WHAT IS ASKED:
Return the entries below verbatim. Pictures stay out.

-- BEGIN --

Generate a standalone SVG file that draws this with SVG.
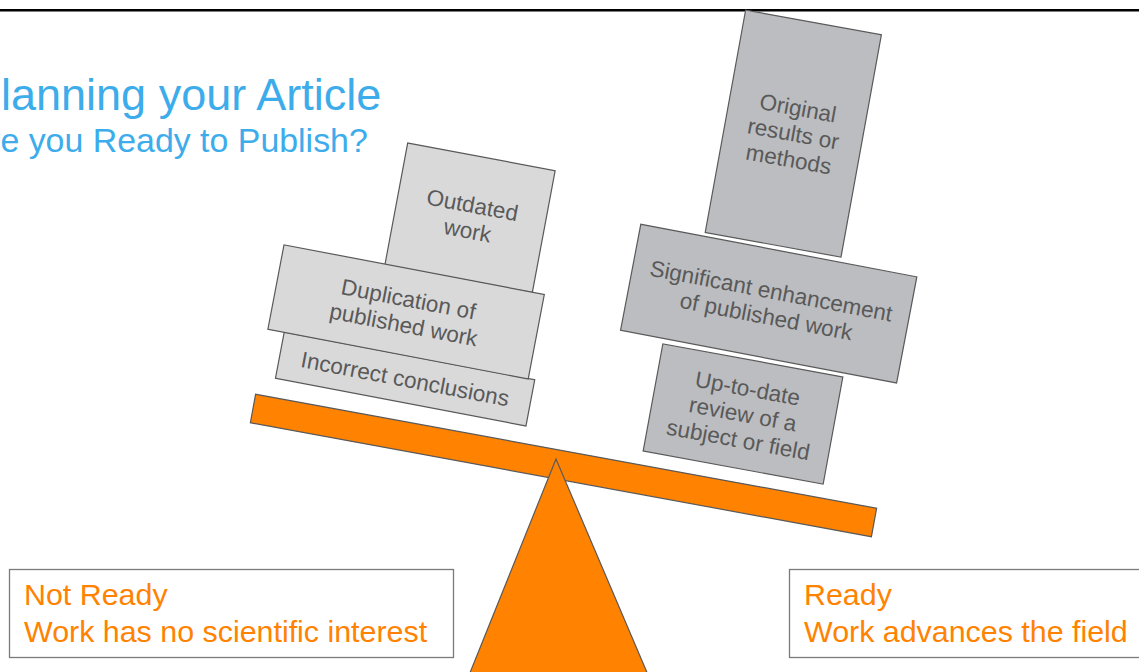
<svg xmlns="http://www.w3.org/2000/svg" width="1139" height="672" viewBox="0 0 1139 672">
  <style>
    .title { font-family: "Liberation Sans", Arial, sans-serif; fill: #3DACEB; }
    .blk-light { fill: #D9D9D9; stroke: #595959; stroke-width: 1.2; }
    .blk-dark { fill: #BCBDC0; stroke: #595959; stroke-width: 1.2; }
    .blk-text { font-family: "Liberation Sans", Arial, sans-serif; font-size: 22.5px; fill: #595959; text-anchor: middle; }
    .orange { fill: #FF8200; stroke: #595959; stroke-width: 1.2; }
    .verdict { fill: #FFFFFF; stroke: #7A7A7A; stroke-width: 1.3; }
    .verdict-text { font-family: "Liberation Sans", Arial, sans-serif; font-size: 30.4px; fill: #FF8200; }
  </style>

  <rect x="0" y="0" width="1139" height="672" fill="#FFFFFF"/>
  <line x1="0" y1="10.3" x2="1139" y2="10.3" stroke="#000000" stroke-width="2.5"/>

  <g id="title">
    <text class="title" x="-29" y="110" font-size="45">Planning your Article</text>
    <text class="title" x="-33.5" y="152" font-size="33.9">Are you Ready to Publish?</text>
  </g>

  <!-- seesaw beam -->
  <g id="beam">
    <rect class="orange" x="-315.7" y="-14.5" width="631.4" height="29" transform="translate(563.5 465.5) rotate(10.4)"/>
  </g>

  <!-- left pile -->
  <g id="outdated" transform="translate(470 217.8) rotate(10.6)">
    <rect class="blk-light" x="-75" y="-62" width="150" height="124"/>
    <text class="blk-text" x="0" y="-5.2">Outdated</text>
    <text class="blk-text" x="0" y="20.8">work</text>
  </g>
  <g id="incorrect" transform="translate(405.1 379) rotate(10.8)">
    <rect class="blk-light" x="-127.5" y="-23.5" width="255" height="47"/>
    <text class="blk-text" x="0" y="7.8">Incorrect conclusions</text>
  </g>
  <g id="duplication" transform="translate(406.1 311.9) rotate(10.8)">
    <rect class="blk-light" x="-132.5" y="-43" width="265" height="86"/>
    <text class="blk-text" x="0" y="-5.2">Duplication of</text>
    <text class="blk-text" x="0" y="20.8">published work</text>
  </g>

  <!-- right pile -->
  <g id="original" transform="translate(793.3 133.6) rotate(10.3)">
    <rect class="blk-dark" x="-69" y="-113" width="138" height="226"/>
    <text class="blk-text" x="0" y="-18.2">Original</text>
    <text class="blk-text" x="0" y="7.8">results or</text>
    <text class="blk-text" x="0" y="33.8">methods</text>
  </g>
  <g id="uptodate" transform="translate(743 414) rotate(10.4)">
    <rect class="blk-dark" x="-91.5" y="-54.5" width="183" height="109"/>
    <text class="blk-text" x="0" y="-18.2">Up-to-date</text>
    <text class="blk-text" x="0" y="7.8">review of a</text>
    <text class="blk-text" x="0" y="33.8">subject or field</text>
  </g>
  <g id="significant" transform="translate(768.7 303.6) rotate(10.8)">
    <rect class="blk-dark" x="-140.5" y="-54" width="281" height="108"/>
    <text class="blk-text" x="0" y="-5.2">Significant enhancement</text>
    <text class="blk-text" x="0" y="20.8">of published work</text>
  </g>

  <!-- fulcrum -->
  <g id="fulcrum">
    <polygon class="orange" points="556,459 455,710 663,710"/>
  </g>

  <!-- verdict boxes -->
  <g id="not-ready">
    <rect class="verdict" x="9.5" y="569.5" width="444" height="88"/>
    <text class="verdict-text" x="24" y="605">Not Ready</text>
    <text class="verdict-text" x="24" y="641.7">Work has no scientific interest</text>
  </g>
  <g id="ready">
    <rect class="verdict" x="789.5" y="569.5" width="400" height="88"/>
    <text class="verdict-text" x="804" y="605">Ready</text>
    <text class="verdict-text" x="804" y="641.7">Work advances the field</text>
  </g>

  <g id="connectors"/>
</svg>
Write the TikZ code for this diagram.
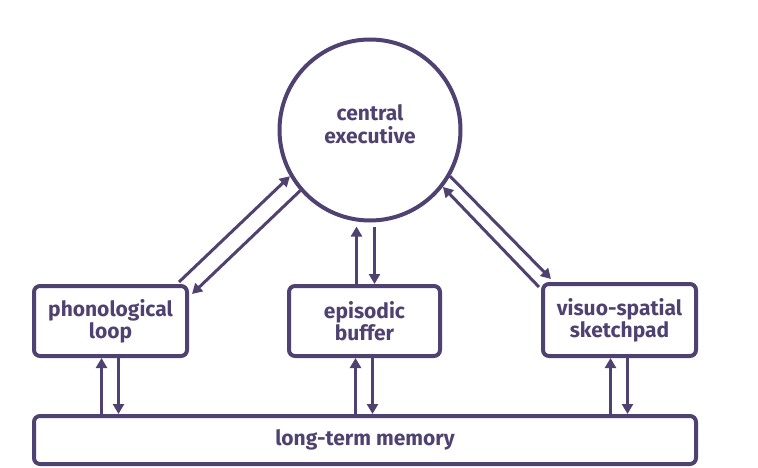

-- END --

OUTPUT:
Generate a standalone SVG file that draws this with SVG.
<svg xmlns="http://www.w3.org/2000/svg" width="1139" height="672" viewBox="0 0 1139 672">
  <style>
    .title { font-family: "Liberation Sans", Arial, sans-serif; fill: #3DACEB; }
    .blk-light { fill: #D9D9D9; stroke: #595959; stroke-width: 1.2; }
    .blk-dark { fill: #BCBDC0; stroke: #595959; stroke-width: 1.2; }
    .blk-text { font-family: "Liberation Sans", Arial, sans-serif; font-size: 22.5px; fill: #595959; text-anchor: middle; }
    .orange { fill: #FF8200; stroke: #595959; stroke-width: 1.2; }
    .verdict { fill: #FFFFFF; stroke: #7A7A7A; stroke-width: 1.3; }
    .verdict-text { font-family: "Liberation Sans", Arial, sans-serif; font-size: 30.4px; fill: #FF8200; }
  </style>

  <rect x="0" y="0" width="1139" height="672" fill="#FFFFFF"/>
  <line x1="0" y1="10.3" x2="1139" y2="10.3" stroke="#000000" stroke-width="2.5"/>

  <g id="title">
    <text class="title" x="-29" y="110" font-size="45">Planning your Article</text>
    <text class="title" x="-33.5" y="152" font-size="33.9">Are you Ready to Publish?</text>
  </g>

  <!-- seesaw beam -->
  <g id="beam">
    <rect class="orange" x="-315.7" y="-14.5" width="631.4" height="29" transform="translate(563.5 465.5) rotate(10.4)"/>
  </g>

  <!-- left pile -->
  <g id="outdated" transform="translate(470 217.8) rotate(10.6)">
    <rect class="blk-light" x="-75" y="-62" width="150" height="124"/>
    <text class="blk-text" x="0" y="-5.2">Outdated</text>
    <text class="blk-text" x="0" y="20.8">work</text>
  </g>
  <g id="incorrect" transform="translate(405.1 379) rotate(10.8)">
    <rect class="blk-light" x="-127.5" y="-23.5" width="255" height="47"/>
    <text class="blk-text" x="0" y="7.8">Incorrect conclusions</text>
  </g>
  <g id="duplication" transform="translate(406.1 311.9) rotate(10.8)">
    <rect class="blk-light" x="-132.5" y="-43" width="265" height="86"/>
    <text class="blk-text" x="0" y="-5.2">Duplication of</text>
    <text class="blk-text" x="0" y="20.8">published work</text>
  </g>

  <!-- right pile -->
  <g id="original" transform="translate(793.3 133.6) rotate(10.3)">
    <rect class="blk-dark" x="-69" y="-113" width="138" height="226"/>
    <text class="blk-text" x="0" y="-18.2">Original</text>
    <text class="blk-text" x="0" y="7.8">results or</text>
    <text class="blk-text" x="0" y="33.8">methods</text>
  </g>
  <g id="uptodate" transform="translate(743 414) rotate(10.4)">
    <rect class="blk-dark" x="-91.5" y="-54.5" width="183" height="109"/>
    <text class="blk-text" x="0" y="-18.2">Up-to-date</text>
    <text class="blk-text" x="0" y="7.8">review of a</text>
    <text class="blk-text" x="0" y="33.8">subject or field</text>
  </g>
  <g id="significant" transform="translate(768.7 303.6) rotate(10.8)">
    <rect class="blk-dark" x="-140.5" y="-54" width="281" height="108"/>
    <text class="blk-text" x="0" y="-5.2">Significant enhancement</text>
    <text class="blk-text" x="0" y="20.8">of published work</text>
  </g>

  <!-- fulcrum -->
  <g id="fulcrum">
    <polygon class="orange" points="556,459 455,710 663,710"/>
  </g>

  <!-- verdict boxes -->
  <g id="not-ready">
    <rect class="verdict" x="9.5" y="569.5" width="444" height="88"/>
    <text class="verdict-text" x="24" y="605">Not Ready</text>
    <text class="verdict-text" x="24" y="641.7">Work has no scientific interest</text>
  </g>
  <g id="ready">
    <rect class="verdict" x="789.5" y="569.5" width="400" height="88"/>
    <text class="verdict-text" x="804" y="605">Ready</text>
    <text class="verdict-text" x="804" y="641.7">Work advances the field</text>
  </g>

  <g id="connectors"/>
</svg>
Write the TikZ code for this diagram.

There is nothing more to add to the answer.